One of the challenges of maintaining a legacy system is deciding how much effort should be invested in improvements. Since modern vcs-sync is “right around the corner”, I have been avoiding looking at improvements to legacy (which is still the production version for all build farm use cases).
While adding another gaia branch, I noticed that the conversion path for active branches was both highly variable and frustratingly long. It usually took 40 minutes for a commit to an active branch to trigger a build farm build. And worse, that time could easily be 60 minutes if the stars didn’t align properly. (Actually, that’s the conversion time for git -> hg. There’s an additional 5-7 minutes, worst case, for b2g_bumper to generate the trigger.)
The full details are in bug 1226805, but a simple rearrangement of the jobs removed the 50% variability in the times and cut the average time by 50% as well. That’s a savings of 20-40 minutes per gaia push!
Moral: don’t take your eye off the legacy systems – there still can be some gold waiting to be found!
I was fortunate enough to be able to attend Dev Ops Days Silicon Valley this year. One of the main talks was given by Jason Hand, and he made some great points. I wanted to highlight two of them in this post:
- Post Mortems are really learning events, so you should hold them when things go right, right? RIGHT!! (Seriously, why wouldn’t you want to spot your best ideas and repeat them?)
- Systems are hard – if you’re pushing the envelope, you’re teetering on the line between complexity and chaos. And we’re all pushing the envelope these days - either by getting fancy or getting lean.
Post Mortems as Learning Events
Our industry has talked a lot about “Blameless Post Mortems”, and techniques for holding them. Well, we can call them “blameless” all we want, but if we only hold them when things go wrong, folks will get the message loud and clear.
If they are truly blameless learning events, then you would also hold them when things go right. And go meh. Radical idea? Not really - why else would sports teams study game films when they win? (This point was also made in a great Ignite by Katie Rose: GridIronOps - go read her slides.)
My $0.02 is - this would also give us a chance to celebrate success. That is something we do not do enough, and we all know the dedication and hard work it takes to not have things go sideways.
And, by the way, terminology matters during the learning event. The person who is accountable for an operation is just that: capable of giving an account of the operation. Accountability is not responsibility.

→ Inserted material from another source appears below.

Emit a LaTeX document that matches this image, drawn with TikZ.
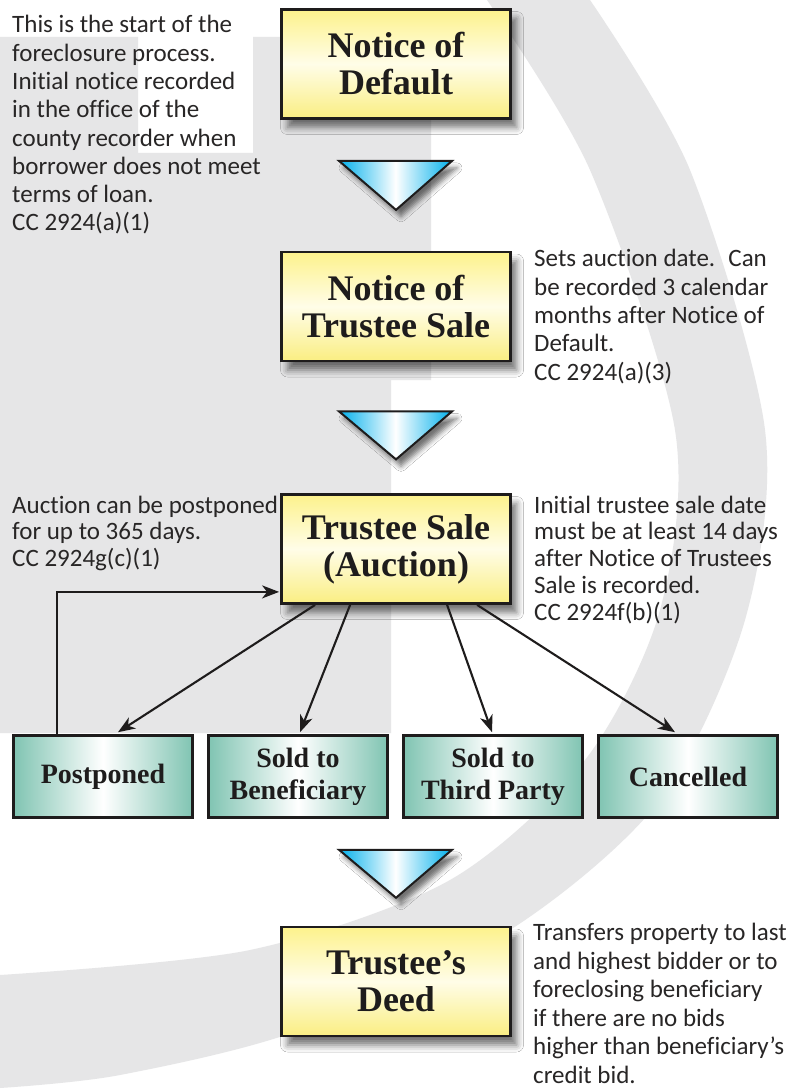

Terminology and Systems – Setting the right expectations
Part way through Jason’s talk, he has this awesome slide about how system complexity relates to monitoring which relates to problem resolution. Go look at slide 19 - here’s some of what I find amazing in that slide:
- It is not a straight line with a destination. Your most stable system can suddenly display inexplicable behavior due to any number of environmental reasons. And you’re back in the chaotic world with all that implies.
- Systems can progress out of chaos, but that is an uphill battle. Knowing which stage a system is in (roughly) informs the approach to problem resolution.
- Note the wording choices: “known” vs “unknowable” – for all but the “obvious” case, it will be confusing. That is a property of the system, not a matter of staff competency.
While not in his slide, Jason spoke to how each level really has different expectations. Or should have, but often the appropriate expectation is not set. Here’s how he related each level to industry terms.
- Best Practices:
The only level with enough certainty to be able to expect the “best” is the known and familiar one. This is the “obvious” one, because we’ve all done exactly this before over a long enough time period to fully characterize the system, its boundaries, and abnormal behavior.
Here, cause and effect are tightly linked. Automation (in real time) is possible.
- Good Practices:
Once we back away from such certainty, it is only realistic to have less certainty in our responses. With the increased uncertainty, the linkage of cause and effect is more tenuous.
Even if we have all the event history and logs in front of us, more analysis is needed before appropriate corrective action can be determined. Even with automation, there is a latency to the response.
- Emergent Practices:
Okay, now we are pushing the envelope. The system is complex, and we are still learning. We may not have all the data at hand, and may need to poke the system to see what parts are stuck.
Cause and effect should be related, but how will not be visible until afterwards. There is much to learn.
- Novel Practices:
- For chaotic systems, everything is new. A lot is truly unknowable because that situation has never occurred before. Many parts of the system are effectively black boxes. Thus resolution will often be a process of trying something, waiting to see the results, and responding to the new conditions.
There is so much more in that diagram I want to explore. The connecting of problem resolution behavior to complexity level feels very powerful.
My experience tells me that many of these subjective terms are highly context sensitive, and in no way absolute. Problem resolution at 0300 local with a bad case of the flu just has a way of making “obvious” systems appear quite complex or even chaotic.
By observing the behavior of someone trying to resolve a problem, you may be able to get a sense of how that person views that system at that time. If that isn’t the consensus view, then there is a gap. And gaps can be bridged with training or documentation or experience.